▶ _DATA SHOWN_:
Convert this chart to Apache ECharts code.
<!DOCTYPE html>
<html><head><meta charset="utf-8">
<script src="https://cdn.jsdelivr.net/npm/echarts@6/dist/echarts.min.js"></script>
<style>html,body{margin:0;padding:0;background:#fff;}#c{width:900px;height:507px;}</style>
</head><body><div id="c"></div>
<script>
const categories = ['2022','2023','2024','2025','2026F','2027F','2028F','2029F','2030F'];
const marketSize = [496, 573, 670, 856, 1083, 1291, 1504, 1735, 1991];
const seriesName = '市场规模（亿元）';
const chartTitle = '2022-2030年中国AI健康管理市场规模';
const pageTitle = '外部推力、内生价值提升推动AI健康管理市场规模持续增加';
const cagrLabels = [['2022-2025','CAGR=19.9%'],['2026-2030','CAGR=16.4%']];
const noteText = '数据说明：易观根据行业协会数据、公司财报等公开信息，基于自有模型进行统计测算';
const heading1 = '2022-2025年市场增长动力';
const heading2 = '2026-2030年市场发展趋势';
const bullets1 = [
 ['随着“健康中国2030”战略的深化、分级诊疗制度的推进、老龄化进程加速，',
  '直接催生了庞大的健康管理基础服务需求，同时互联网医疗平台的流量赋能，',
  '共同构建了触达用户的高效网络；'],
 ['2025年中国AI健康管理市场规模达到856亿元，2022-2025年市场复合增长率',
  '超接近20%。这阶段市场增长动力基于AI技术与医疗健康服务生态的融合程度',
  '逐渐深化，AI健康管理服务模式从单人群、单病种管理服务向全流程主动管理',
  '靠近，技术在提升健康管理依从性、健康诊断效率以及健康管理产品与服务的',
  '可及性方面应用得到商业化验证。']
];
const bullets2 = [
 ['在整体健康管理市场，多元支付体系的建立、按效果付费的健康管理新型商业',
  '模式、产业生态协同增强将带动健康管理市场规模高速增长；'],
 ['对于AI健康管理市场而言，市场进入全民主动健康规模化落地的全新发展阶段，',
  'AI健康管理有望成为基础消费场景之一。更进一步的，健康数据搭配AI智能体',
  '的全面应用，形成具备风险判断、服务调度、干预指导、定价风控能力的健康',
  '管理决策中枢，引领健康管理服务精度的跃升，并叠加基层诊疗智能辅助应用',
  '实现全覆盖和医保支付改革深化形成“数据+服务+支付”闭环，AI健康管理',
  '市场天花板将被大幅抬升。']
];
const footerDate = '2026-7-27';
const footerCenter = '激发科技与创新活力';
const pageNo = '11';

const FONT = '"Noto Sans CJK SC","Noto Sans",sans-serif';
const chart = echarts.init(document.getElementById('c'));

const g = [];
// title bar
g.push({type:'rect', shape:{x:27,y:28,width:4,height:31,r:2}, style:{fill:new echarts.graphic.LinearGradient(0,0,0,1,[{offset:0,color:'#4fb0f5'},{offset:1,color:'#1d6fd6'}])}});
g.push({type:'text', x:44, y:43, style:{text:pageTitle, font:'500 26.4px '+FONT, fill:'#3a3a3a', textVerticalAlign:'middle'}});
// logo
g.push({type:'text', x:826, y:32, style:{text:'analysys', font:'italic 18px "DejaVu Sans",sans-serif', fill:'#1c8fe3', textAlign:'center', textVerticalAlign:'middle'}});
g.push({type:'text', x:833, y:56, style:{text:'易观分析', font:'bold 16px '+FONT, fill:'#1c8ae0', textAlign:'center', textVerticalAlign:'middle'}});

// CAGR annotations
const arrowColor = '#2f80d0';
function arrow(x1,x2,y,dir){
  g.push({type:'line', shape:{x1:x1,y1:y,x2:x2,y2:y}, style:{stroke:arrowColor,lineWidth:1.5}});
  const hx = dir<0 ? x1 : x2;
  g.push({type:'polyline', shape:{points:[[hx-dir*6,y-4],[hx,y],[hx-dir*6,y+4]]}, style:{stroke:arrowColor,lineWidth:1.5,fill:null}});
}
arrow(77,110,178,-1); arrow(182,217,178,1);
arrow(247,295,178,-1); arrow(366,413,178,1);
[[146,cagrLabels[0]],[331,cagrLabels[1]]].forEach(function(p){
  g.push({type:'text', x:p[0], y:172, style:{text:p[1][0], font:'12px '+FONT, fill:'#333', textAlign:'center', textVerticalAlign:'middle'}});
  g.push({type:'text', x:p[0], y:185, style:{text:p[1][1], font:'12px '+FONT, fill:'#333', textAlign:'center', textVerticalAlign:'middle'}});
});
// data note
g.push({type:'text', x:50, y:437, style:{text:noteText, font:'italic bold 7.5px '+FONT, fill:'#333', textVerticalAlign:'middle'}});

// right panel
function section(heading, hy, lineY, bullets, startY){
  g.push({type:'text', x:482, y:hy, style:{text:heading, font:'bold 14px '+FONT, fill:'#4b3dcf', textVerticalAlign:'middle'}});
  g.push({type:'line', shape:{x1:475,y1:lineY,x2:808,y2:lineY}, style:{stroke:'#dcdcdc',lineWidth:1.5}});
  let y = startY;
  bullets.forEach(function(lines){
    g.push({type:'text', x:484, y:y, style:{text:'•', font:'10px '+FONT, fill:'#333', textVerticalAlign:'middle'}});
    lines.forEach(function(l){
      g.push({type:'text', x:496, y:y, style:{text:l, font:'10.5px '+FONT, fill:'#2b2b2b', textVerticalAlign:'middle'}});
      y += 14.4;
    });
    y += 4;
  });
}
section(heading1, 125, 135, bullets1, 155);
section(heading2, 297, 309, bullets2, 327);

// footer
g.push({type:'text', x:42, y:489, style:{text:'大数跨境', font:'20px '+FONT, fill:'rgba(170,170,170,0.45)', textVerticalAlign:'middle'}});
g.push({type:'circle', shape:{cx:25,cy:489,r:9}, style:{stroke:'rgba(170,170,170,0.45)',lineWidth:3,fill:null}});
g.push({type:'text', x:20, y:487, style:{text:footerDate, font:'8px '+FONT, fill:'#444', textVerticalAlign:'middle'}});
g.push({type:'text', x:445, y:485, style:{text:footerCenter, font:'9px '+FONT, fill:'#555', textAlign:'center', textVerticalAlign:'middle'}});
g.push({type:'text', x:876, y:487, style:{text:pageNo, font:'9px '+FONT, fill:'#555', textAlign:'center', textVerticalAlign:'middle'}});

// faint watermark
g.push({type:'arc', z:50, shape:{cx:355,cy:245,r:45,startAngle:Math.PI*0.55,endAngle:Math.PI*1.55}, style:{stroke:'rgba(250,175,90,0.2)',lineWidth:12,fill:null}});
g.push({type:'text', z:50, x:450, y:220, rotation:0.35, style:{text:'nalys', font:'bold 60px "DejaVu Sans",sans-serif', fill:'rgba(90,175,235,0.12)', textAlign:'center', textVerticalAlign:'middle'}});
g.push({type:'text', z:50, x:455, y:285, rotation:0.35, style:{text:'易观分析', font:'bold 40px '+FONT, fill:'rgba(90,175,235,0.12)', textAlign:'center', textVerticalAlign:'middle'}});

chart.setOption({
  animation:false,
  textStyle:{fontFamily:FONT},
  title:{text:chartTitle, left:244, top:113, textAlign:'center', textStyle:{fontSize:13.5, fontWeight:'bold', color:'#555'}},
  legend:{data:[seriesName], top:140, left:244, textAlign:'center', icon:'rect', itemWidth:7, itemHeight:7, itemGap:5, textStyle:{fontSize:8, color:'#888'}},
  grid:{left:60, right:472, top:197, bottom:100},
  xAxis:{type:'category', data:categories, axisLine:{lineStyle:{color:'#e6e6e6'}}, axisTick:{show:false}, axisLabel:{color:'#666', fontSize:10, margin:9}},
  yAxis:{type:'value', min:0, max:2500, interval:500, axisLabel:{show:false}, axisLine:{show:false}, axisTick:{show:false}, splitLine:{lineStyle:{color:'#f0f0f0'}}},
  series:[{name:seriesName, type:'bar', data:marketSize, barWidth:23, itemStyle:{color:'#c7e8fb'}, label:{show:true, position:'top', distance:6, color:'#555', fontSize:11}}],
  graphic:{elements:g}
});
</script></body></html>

--

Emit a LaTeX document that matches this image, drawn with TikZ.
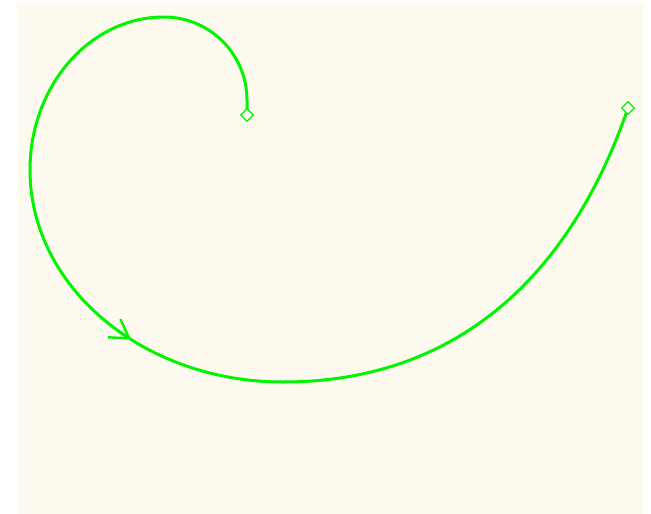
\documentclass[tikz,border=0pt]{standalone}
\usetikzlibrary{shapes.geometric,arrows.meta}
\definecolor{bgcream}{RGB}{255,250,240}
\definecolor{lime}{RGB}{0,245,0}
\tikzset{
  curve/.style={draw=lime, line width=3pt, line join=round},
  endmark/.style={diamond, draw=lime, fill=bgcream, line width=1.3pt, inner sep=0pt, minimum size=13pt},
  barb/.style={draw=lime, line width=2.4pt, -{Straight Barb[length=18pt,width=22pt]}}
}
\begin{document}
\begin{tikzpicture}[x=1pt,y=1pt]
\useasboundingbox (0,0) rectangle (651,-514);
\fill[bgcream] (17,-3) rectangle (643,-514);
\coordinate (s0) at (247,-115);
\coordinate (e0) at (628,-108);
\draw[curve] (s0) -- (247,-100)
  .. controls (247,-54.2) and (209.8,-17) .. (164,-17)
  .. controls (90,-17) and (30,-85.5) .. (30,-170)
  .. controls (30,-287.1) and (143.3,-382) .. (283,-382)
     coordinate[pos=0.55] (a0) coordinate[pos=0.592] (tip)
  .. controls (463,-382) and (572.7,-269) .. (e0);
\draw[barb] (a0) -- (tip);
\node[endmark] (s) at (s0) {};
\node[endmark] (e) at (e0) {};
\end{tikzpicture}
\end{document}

▶ _TASK PROMPT_: Read through the lines above and collect those that contain the string "this".

▶ _COMPLETE ANSWER_:
Convert this chart to Apache ECharts code.
Emit a LaTeX document that matches this image, drawn with TikZ.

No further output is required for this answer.